# Orbea vs Bianchi?



## TeamCal (Apr 12, 2011)

Hey guys,
So this is my first post here, being that I am really new to the road-biking game. My only experience is borrowing my friend's cheap roadie and going on a couple rides along the Norcal hills! I really want to get in the game and am sort of crossed between two bikes that I want to get. Beyond specs, I'm not exactly sure what I want to look for. :[

2008 Orbea Mitis specs are:
Aluminum frame with Carbon Fork, Rear Triangle, and seatpost
Shimano Ultegra 6600 component set
Easton Stem
FSA Compact Wing Pro bars
Shimano Wheelset and BB
Bontrager Cranks
Selle Italia Weight Weenie Saddle
Continental Tires 

Also, the bike has about 3000 miles on it.

The other bike I wanted was the 2005 Bianchi Vigorell.

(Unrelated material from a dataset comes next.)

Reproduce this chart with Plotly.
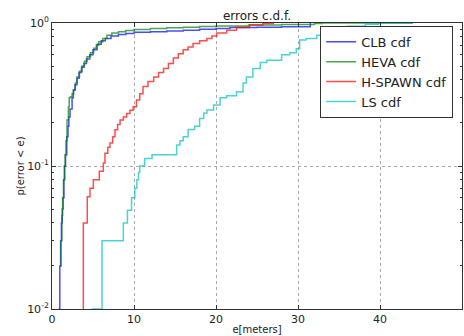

The specs are listed below.

Brakeset	Shimano Ultegra Dual Pivot brakes, Shimano Ultegra STI Dual Control levers
Shift Levers	Shimano Ultegra STI Dual Control
Front Derailleur	Shimano Ultegra Triple, bottom-pull/clamp-on 28.6mm
Rear Derailleur	Shimano Ultegra GS
Crankset	Shimano Ultegra, 30/39/52 teeth
Hubs	Mavic Ksyrium Equipe
Rims	Mavic Ksyrium Equipe

What do you guys think? I appreciate all advice! Thanks for helping out a future rider! :]


----------